LIZ MILLER
PROLIFERATIVE CALAMITY
December 08 - February 09, 2019
Miller is best known for her intricate installations made of fabric, rope, paint and mixed media elements. Dichotomies are played out in abstract fictions that incorporate fragments of reality. Ornate silhouettes of firearms, killer bees, and deadly plant species are spliced with invented forms, and layered hybrid patterns are a blend of contradictions: organic and synthetic shapes commingle, beautiful forms reference violence, and benign shapes spread to become malignant. Miller utilizes the entirety of Hawthorn to create a new a site-specific work. At times resembling a non-objective landscape, the installation builds upon itself, and viewers must navigate the work’s various facets, becoming actors in what Miller describes as, “a beautiful impossibility.”
The artifice of Miller’s sculptural environments reminds us that the illusion is fleeting. She writes: “The sculptural aspects of the work, created through simple manipulation of mundane materials, play with the precariousness of our perceptions and the fallibility of infrastructure. While at the outset the works seem elaborate, closer inspection reveals the precarious nature of their construction and the mundane materiality that comprises the elaborate façade.”
New works on paper are exhibited alongside the installation.

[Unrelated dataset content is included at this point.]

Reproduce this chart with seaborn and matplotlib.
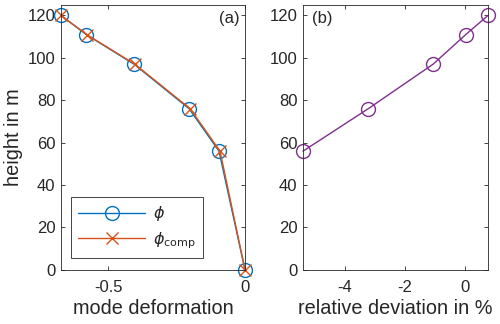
import matplotlib
matplotlib.use("Agg")
import matplotlib.pyplot as plt
import seaborn as sns
import pandas as pd

# data
height = [120, 111, 97, 76, 56, 0]
phi = [-0.672, -0.58, -0.405, -0.204, -0.095, 0.0]
phi_comp = [-0.672, -0.578, -0.402, -0.200, -0.091, 0.0]
height_dev = [56, 76, 97, 111, 120]
rel_dev = [-5.40, -3.23, -1.07, 0.02, 0.76]

blue = "#0072BD"
orange = "#D95319"
purple = "#7E2F8E"
axcol = "#262626"

sns.set_style("ticks")
plt.rcParams["font.family"] = ["Liberation Sans", "DejaVu Sans"]
plt.rcParams["mathtext.fontset"] = "dejavusans"

fig = plt.figure(figsize=(5, 3.24), dpi=100)
ax1 = fig.add_axes([0.122, 0.167, 0.368, 0.818])
ax2 = fig.add_axes([0.606, 0.167, 0.370, 0.818])

df1 = pd.DataFrame({"x": phi, "y": height})
df2 = pd.DataFrame({"x": phi_comp, "y": height})
df3 = pd.DataFrame({"x": rel_dev, "y": height_dev})

sns.lineplot(data=df1, x="x", y="y", sort=False, ax=ax1, color=blue, lw=1,
             marker="o", markersize=10, markerfacecolor="none",
             markeredgecolor=blue, markeredgewidth=1, label=r"$\phi$")
sns.lineplot(data=df2, x="x", y="y", sort=False, ax=ax1, color=orange, lw=1,
             marker="x", markersize=8, markeredgecolor=orange,
             markeredgewidth=1, label=r"$\phi_{\mathrm{comp}}$")
sns.lineplot(data=df3, x="x", y="y", sort=False, ax=ax2, color=purple, lw=1,
             marker="o", markersize=10, markerfacecolor="none",
             markeredgecolor=purple, markeredgewidth=1)

ax1.set_xlim(-0.672, 0)
ax1.set_xticks([-0.5, 0])
ax1.set_xticklabels(["-0.5", "0"])
ax2.set_xlim(-5.40, 0.76)
ax2.set_xticks([-4, -2, 0])
ax2.set_xticklabels(["-4", "-2", "0"])

for ax in (ax1, ax2):
    ax.set_ylim(0, 125)
    ax.set_yticks(range(0, 121, 20))
    ax.tick_params(direction="in", top=True, right=True, length=3,
                   labelsize=12, color=axcol, labelcolor=axcol, width=0.6)
    ax.tick_params(axis="x", pad=7)
    ax.tick_params(axis="y", pad=4)
    for s in ax.spines.values():
        s.set_visible(True)
        s.set_color(axcol)
        s.set_linewidth(0.6)
    for m in ax.lines:
        m.set_clip_on(False)

ax1.set_xlabel("mode deformation", fontsize=14.3, color=axcol, labelpad=3)
ax1.set_ylabel("height in m", fontsize=14.3, color=axcol, labelpad=3)
ax2.set_xlabel("relative deviation in %", fontsize=14.3, color=axcol, labelpad=3)
ax2.set_ylabel("")

ax1.text(0.97, 0.975, "(a)", transform=ax1.transAxes, ha="right", va="top",
         fontsize=12, color=axcol)
ax2.text(0.05, 0.975, "(b)", transform=ax2.transAxes, ha="left", va="top",
         fontsize=12, color=axcol)

leg = ax1.legend(loc="lower left", bbox_to_anchor=(0.054, 0.045), fontsize=11.5,
                 handlelength=4.2, fancybox=False, framealpha=1,
                 borderpad=0.45, labelspacing=0.42, borderaxespad=0,
                 handletextpad=0.5)
leg.get_frame().set_edgecolor(axcol)
leg.get_frame().set_linewidth(0.6)

fig.savefig("out.png", dpi=100)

Liz Miller received her BFA from the Rhode Island School of Design and her MFA from the University of Minnesota. Miller’s installations and works on paper have been featured in solo and group exhibitions regionally, nationally and internationally. Miller’s awards include a 2013 McKnight Professional Development Grant from Forecast Public Art; a 2011-12 McKnight Foundation Fellowship for Visual Artists; a 2011 Joan Mitchell Foundation Painters & Sculptors Grant; a 2007-08 MCAD/Jerome Foundation Fellowship; and Artist Initiative Grants from the Minnesota State Arts Board in 2007, 2009, 2012, 2014, and 2016. Miller lives and works in Good Thunder, MN. She is Professor of Installation and Drawing at Minnesota State University- Mankato.